▶ _RECORDED DATA_:
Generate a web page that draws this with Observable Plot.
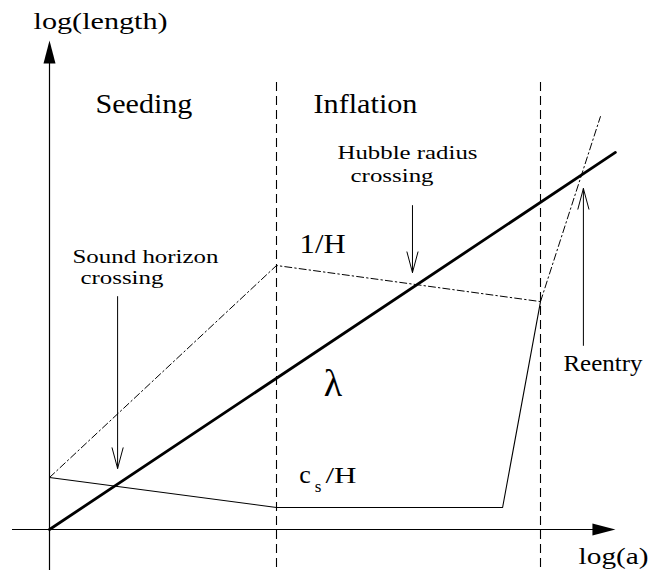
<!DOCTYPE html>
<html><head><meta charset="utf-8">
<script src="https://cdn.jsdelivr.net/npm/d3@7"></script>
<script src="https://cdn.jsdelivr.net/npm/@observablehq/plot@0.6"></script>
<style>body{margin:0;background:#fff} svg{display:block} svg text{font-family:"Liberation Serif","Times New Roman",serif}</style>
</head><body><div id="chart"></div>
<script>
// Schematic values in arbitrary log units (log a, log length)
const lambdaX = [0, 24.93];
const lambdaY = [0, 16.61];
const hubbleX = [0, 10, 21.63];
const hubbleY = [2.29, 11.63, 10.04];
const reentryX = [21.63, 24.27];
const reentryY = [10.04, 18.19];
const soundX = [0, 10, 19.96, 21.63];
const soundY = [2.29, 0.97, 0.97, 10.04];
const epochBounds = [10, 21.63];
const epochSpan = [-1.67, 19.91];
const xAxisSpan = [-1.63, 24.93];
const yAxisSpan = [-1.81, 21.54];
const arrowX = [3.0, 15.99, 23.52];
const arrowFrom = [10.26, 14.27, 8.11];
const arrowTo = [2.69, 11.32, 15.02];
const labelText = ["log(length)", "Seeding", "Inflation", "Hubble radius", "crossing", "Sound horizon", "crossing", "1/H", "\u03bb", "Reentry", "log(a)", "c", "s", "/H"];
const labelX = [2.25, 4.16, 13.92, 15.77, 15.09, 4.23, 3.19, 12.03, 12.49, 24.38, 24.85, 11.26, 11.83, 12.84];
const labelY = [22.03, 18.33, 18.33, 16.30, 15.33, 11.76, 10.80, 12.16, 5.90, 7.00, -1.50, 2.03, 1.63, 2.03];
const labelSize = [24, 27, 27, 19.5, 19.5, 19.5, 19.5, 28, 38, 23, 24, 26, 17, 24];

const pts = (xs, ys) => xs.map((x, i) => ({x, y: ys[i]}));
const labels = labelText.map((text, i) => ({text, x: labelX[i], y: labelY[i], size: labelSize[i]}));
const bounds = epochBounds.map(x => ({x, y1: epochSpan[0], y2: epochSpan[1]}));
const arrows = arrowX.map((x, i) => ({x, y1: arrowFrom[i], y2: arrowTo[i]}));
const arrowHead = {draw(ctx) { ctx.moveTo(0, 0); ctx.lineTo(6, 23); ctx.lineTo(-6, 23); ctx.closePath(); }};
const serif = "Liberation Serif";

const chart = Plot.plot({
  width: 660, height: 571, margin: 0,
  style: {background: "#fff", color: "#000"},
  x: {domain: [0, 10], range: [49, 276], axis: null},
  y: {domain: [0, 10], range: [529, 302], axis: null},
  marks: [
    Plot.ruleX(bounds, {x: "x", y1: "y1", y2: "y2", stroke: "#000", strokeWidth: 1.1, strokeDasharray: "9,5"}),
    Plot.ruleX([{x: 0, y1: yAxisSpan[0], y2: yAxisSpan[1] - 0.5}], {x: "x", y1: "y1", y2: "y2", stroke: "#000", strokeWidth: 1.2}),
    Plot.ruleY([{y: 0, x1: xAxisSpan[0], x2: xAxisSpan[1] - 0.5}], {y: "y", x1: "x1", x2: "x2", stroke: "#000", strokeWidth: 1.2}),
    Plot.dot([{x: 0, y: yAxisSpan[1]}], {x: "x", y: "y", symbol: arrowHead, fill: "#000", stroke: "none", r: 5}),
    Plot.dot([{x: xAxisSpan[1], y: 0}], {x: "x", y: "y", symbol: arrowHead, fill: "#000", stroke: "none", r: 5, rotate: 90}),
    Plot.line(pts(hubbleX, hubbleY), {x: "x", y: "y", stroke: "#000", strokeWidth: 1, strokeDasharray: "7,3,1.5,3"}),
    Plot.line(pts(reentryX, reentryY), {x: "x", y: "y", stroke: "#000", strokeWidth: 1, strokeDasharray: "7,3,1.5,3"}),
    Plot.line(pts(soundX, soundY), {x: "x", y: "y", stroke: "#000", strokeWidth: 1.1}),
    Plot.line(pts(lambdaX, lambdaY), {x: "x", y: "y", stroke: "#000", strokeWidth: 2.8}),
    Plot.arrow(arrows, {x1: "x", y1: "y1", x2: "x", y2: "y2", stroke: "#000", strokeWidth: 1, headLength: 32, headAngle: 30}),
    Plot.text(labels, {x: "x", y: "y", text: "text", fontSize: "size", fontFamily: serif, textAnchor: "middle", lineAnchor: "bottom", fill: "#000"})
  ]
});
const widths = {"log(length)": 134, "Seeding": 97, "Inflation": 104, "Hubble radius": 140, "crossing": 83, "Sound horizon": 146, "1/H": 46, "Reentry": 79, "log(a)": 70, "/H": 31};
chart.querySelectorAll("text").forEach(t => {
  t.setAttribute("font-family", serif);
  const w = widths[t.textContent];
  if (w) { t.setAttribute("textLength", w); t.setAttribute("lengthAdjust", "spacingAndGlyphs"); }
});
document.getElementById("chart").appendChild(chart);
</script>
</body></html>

▶ _SET TASK_:
Write out exactly the opening lines of the data, stopping after the line that holds "26, 17, 24];". Exclude pictures.

▶ _SOLUTION FOR THIS PROBLEM_:
Generate a web page that draws this with Observable Plot.
<!DOCTYPE html>
<html><head><meta charset="utf-8">
<script src="https://cdn.jsdelivr.net/npm/d3@7"></script>
<script src="https://cdn.jsdelivr.net/npm/@observablehq/plot@0.6"></script>
<style>body{margin:0;background:#fff} svg{display:block} svg text{font-family:"Liberation Serif","Times New Roman",serif}</style>
</head><body><div id="chart"></div>
<script>
// Schematic values in arbitrary log units (log a, log length)
const lambdaX = [0, 24.93];
const lambdaY = [0, 16.61];
const hubbleX = [0, 10, 21.63];
const hubbleY = [2.29, 11.63, 10.04];
const reentryX = [21.63, 24.27];
const reentryY = [10.04, 18.19];
const soundX = [0, 10, 19.96, 21.63];
const soundY = [2.29, 0.97, 0.97, 10.04];
const epochBounds = [10, 21.63];
const epochSpan = [-1.67, 19.91];
const xAxisSpan = [-1.63, 24.93];
const yAxisSpan = [-1.81, 21.54];
const arrowX = [3.0, 15.99, 23.52];
const arrowFrom = [10.26, 14.27, 8.11];
const arrowTo = [2.69, 11.32, 15.02];
const labelText = ["log(length)", "Seeding", "Inflation", "Hubble radius", "crossing", "Sound horizon", "crossing", "1/H", "\u03bb", "Reentry", "log(a)", "c", "s", "/H"];
const labelX = [2.25, 4.16, 13.92, 15.77, 15.09, 4.23, 3.19, 12.03, 12.49, 24.38, 24.85, 11.26, 11.83, 12.84];
const labelY = [22.03, 18.33, 18.33, 16.30, 15.33, 11.76, 10.80, 12.16, 5.90, 7.00, -1.50, 2.03, 1.63, 2.03];
const labelSize = [24, 27, 27, 19.5, 19.5, 19.5, 19.5, 28, 38, 23, 24, 26, 17, 24];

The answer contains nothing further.